(Short task): Extract, in full, the lines below, beginning at the first and ending with the line that contains "plt.rcParams['font.family'] = ['Liberation". Pictures do not belong in the copy.

(Collected data):
____________
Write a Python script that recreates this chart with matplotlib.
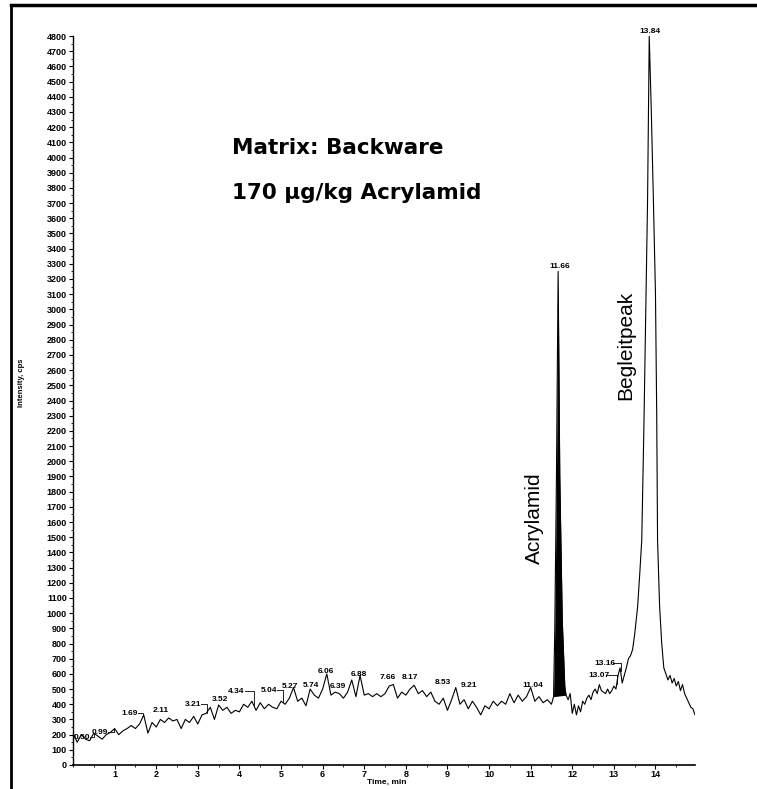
import numpy as np
import matplotlib
matplotlib.use("Agg")
import matplotlib.pyplot as plt
from matplotlib.lines import Line2D
from matplotlib.ticker import MultipleLocator

plt.rcParams['font.family'] = ['Liberation Sans', 'DejaVu Sans']

# ---------------- data ----------------
time_min = [
    0.0, 0.1, 0.2, 0.3, 0.4, 0.5, 0.6, 0.7, 0.8, 0.9,
    1.0, 1.1, 1.2, 1.3, 1.4, 1.5, 1.6, 1.7, 1.8, 1.9,
    2.0, 2.1, 2.2, 2.3, 2.4, 2.5, 2.6, 2.7, 2.8, 2.9,
    3.0, 3.1, 3.2, 3.3, 3.4, 3.5, 3.6, 3.7, 3.8, 3.9,
    4.0, 4.1, 4.2, 4.3, 4.4, 4.5, 4.6, 4.7, 4.8, 4.9,
    5.0, 5.1, 5.2, 5.3, 5.4, 5.5, 5.6, 5.7, 5.8, 5.9,
    6.0, 6.1, 6.2, 6.3, 6.4, 6.5, 6.6, 6.7, 6.8, 6.9,
    7.0, 7.1, 7.2, 7.3, 7.4, 7.5, 7.6, 7.7, 7.8, 7.9,
    8.0, 8.1, 8.2, 8.3, 8.4, 8.5, 8.6, 8.7, 8.8, 8.9,
    9.0, 9.1, 9.2, 9.3, 9.4, 9.5, 9.6, 9.7, 9.8, 9.9,
    10.0, 10.1, 10.2, 10.3, 10.4, 10.5, 10.6, 10.7, 10.8, 10.9,
    11.0, 11.1, 11.2, 11.3, 11.4, 11.5,
    11.55, 11.58, 11.62, 11.66, 11.70, 11.76, 11.82, 11.85,
    11.9, 11.95, 12.0, 12.05, 12.1, 12.15, 12.2, 12.25, 12.3, 12.35,
    12.4, 12.45, 12.5, 12.55, 12.6, 12.65, 12.7, 12.75, 12.8, 12.85,
    12.9, 12.95, 13.0, 13.05, 13.1, 13.15, 13.2, 13.25, 13.3, 13.35,
    13.4, 13.45, 13.5, 13.57, 13.62, 13.67, 13.72, 13.77, 13.81, 13.85,
    13.90, 13.95, 14.0, 14.03, 14.05, 14.1, 14.15, 14.2, 14.25,
    14.3, 14.35, 14.4, 14.45, 14.5, 14.55, 14.6, 14.65, 14.7, 14.75,
    14.8, 14.85, 14.9, 14.95,
]
intensity_cps = [
    210, 150, 200, 170, 160, 210, 190, 170, 200, 215,
    240, 200, 225, 240, 260, 240, 270, 330, 210, 280,
    250, 300, 280, 310, 290, 300, 240, 300, 280, 320,
    270, 330, 340, 380, 300, 395, 360, 380, 340, 360,
    350, 400, 380, 420, 360, 410, 370, 400, 380, 370,
    420, 400, 440, 510, 420, 440, 390, 500, 460, 440,
    500, 600, 460, 480, 470, 440, 480, 560, 450, 590,
    460, 470, 450, 470, 450, 470, 520, 530, 440, 480,
    460, 500, 525, 470, 490, 450, 480, 420, 400, 440,
    360, 430, 510, 400, 430, 370, 420, 380, 330, 390,
    370, 420, 390, 420, 400, 470, 410, 460, 420, 450,
    510, 420, 450, 410, 430, 400,
    450, 900, 1900, 3250, 1900, 950, 520, 460,
    430, 470, 340, 400, 330, 390, 350, 420, 400, 440,
    460, 430, 480, 500, 470, 530, 490, 480, 470, 500,
    470, 490, 520, 500, 590, 640, 540, 590, 640, 700,
    720, 760, 860, 1040, 1250, 1480, 2200, 3060, 3720, 4800,
    4300, 3720, 3100, 2300, 1480, 1040, 800, 640, 600,
    560, 590, 540, 570, 520, 550, 490, 530, 470, 440,
    410, 380, 370, 330,
]

# Acrylamid peak window (filled black)
acryl_start, acryl_end = 11.55, 11.85

# Peak retention-time labels
peak_labels = ["0.50", "0.99", "1.69", "2.11", "3.21", "3.52", "4.34", "5.04",
               "5.27", "5.74", "6.06", "6.39", "6.88", "7.66", "8.17", "8.53",
               "9.21", "11.04", "11.66", "13.07", "13.16", "13.84"]
label_x = [0.22, 0.64, 1.36, 2.12, 2.88, 3.53, 3.93, 4.70, 5.21, 5.73, 6.07,
           6.36, 6.86, 7.56, 8.09, 8.88, 9.53, 11.05, 11.70, 12.64, 12.78, 13.86]
label_y = [184, 215, 342, 362, 400, 428, 486, 493, 520, 526, 618, 520, 599,
           579, 579, 546, 526, 526, 3283, 592, 671, 4830]

x_ticks = list(range(1, 15))
y_ticks = list(range(0, 4801, 100))

# ---------------- figure ----------------
fig = plt.figure(figsize=(7.57, 7.89), dpi=100)
ax = fig.add_axes([73 / 757, 24 / 789, (695 - 73) / 757, (765 - 36) / 789])

t = np.array(time_min)
y = np.array(intensity_cps)
ax.plot(t, y, color='black', lw=0.8)

mask = (t >= acryl_start) & (t <= acryl_end)
base = np.interp(t[mask], [acryl_start, acryl_end],
                 [np.interp(acryl_start, t, y), np.interp(acryl_end, t, y)])
ax.fill_between(t[mask], y[mask], base, color='black', lw=0)

ax.set_xlim(0, 14.95)
ax.set_ylim(0, 4800)
ax.set_xticks(x_ticks)
ax.set_yticks(y_ticks)
ax.xaxis.set_minor_locator(MultipleLocator(0.5))
ax.yaxis.set_minor_locator(MultipleLocator(50))
ax.tick_params(axis='both', which='major', length=3, width=0.8, pad=1.5,
               labelsize=6.5)
ax.tick_params(axis='x', which='major', pad=0.5)
ax.tick_params(axis='both', which='minor', length=1.5, width=0.6)
for lab in ax.get_xticklabels() + ax.get_yticklabels():
    lab.set_fontweight('bold')
for side in ('top', 'right'):
    ax.spines[side].set_visible(False)
ax.spines['left'].set_linewidth(1.0)
ax.spines['bottom'].set_linewidth(1.2)

ax.set_xlabel("Time, min", fontsize=6, fontweight='bold')
ax.xaxis.set_label_coords(0.505, -0.0185)
ax.set_ylabel("Intensity, cps", fontsize=5.5, fontweight='bold')
ax.yaxis.set_label_coords(-0.077, 0.525)

# peak labels with leader lines
for lab, lx, ly in zip(peak_labels, label_x, label_y):
    ax.text(lx, ly, lab, fontsize=6, fontweight='bold', ha='center',
            va='center')
    pt = float(lab)
    if pt - lx > 0.25:
        py = np.interp(pt, t, y)
        ax.plot([lx + 0.2, pt, pt], [ly, ly, py], color='black', lw=0.6)

# annotations
ax.text(232 / 757, 1 - 148 / 789, "Matrix: Backware", transform=fig.transFigure,
        fontsize=15.5, fontweight='bold', family='DejaVu Sans',
        ha='left', va='center')
ax.text(232 / 757, 1 - 193 / 789, "170 µg/kg Acrylamid",
        transform=fig.transFigure, fontsize=15.5, fontweight='bold',
        family='DejaVu Sans', ha='left', va='center')
fig.text(534 / 757, 1 - 518 / 789, "Acrylamid", rotation=90, fontsize=15,
         ha='center', va='center')
fig.text(626 / 757, 1 - 345 / 789, "Begleitpeak", rotation=90, fontsize=15,
         ha='center', va='center')

# outer frame lines
fig.add_artist(Line2D([11 / 757, 11 / 757], [0, 1 - 5 / 789], color='black',
                      lw=2.0, transform=fig.transFigure))
fig.add_artist(Line2D([11 / 757, 1], [1 - 5 / 789, 1 - 5 / 789], color='black',
                      lw=2.5, transform=fig.transFigure))

fig.savefig("out.png", dpi=100)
____________
(Answer to this task):
Write a Python script that recreates this chart with matplotlib.
import numpy as np
import matplotlib
matplotlib.use("Agg")
import matplotlib.pyplot as plt
from matplotlib.lines import Line2D
from matplotlib.ticker import MultipleLocator

plt.rcParams['font.family'] = ['Liberation Sans', 'DejaVu Sans']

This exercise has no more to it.